Nevertheless, it should be noted that, like any a local spatial statistic based test, the interpolated-value-based test involves the multiple comparison issue because the test should be in general conducted over all of the interpolation points in order to comprehensively uncover the interested local spatial association patterns of the underlying process. As pointed in [2], the Bonferroni and the Sidák methods for dealing with the multiple comparison issue are usually very conservative. Fortunately, the false discovery rate (FDR) criterion proposed by Benjamini and Hochberg [33] has been widely applied to a variety of fields for handling the multiple comparison issue. This criterion has also been used to deal with the multiple comparison issue in local spatial statistic based tests and the results have shown that the FDR criterion is more powerful than the Bonferroni and the Sidák methods by de Castro and Singer [34]. Therefore, it is expected that the results for testing significant spatial association patterns in this paper would be more convincing if some well performed procedure for dealing with the multiple comparison issue was considered in the interpolated-value-based bootstrap test.
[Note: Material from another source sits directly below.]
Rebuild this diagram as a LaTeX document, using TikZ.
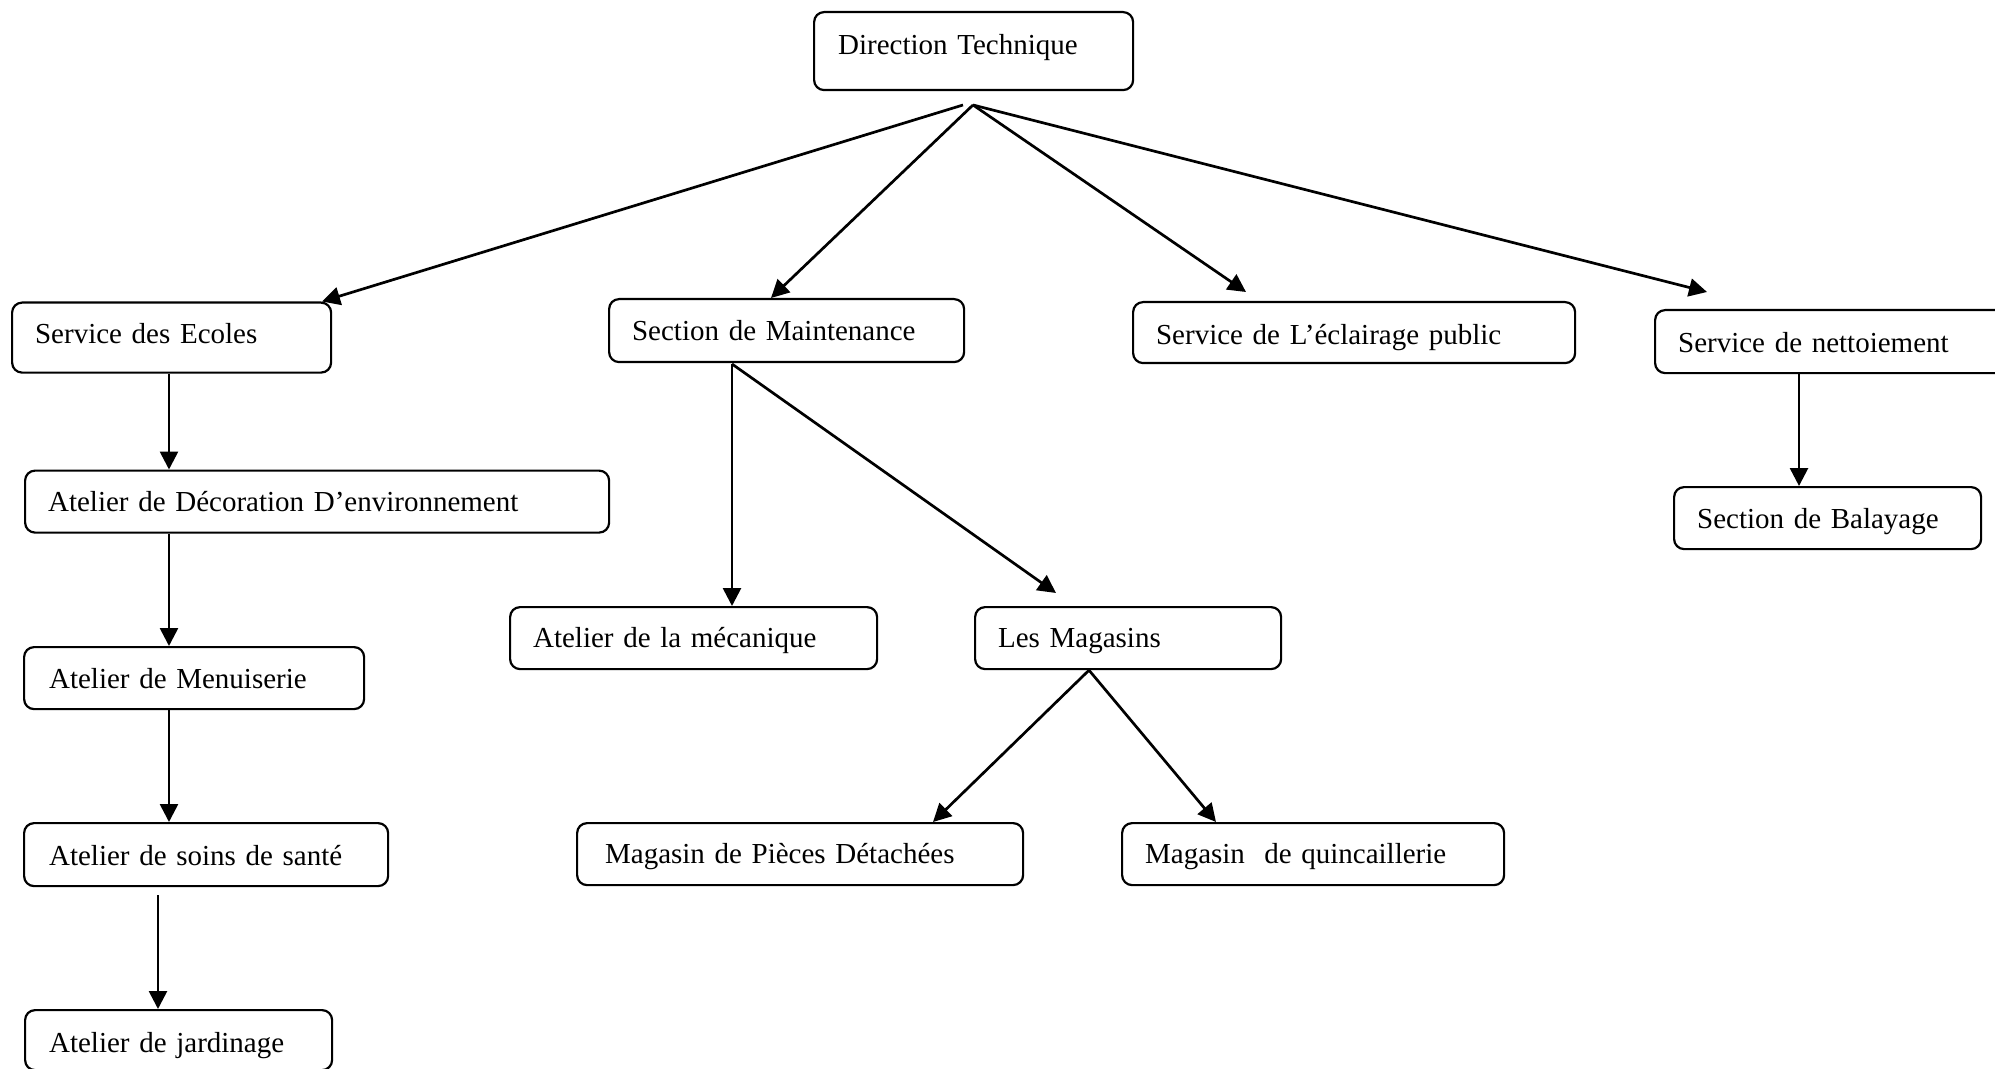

As a future research direction, it seems possible to extend LGWI and the related testing procedure to identify spatiotemporal association for geostatistical spatiotemporal data. The interpolation at a lattice spatiotemporal tessellation can be implemented by assuming the nonparametric regression model $y=f(u,v,t)+\epsilon$ and obtaining the predictor at each interpolation point by the local-linear geographically weighted least-squares procedure, where the spatiotemporal distance like that in the geographically and temporally weighted regression technique [35] could be used to generate the spatiotemporal weights. Then, based on the latticed spatiotemporal interpolation points and the interpolated values of $Y$, some local spatiotemporal statistics [10,11,12,36] can be constructed and the bootstrap test developed in [12] or the randomized permutation procedure could be used to identify significance of local spatiotemporal association of the underlying spatiotemporal process. In view of the wide application backgrounds of identifying local association among geostatistical spatiotemporal data, the extension of the interpolation and the test methods to geostatistical spatiotemporal data deserves to be studied in the future.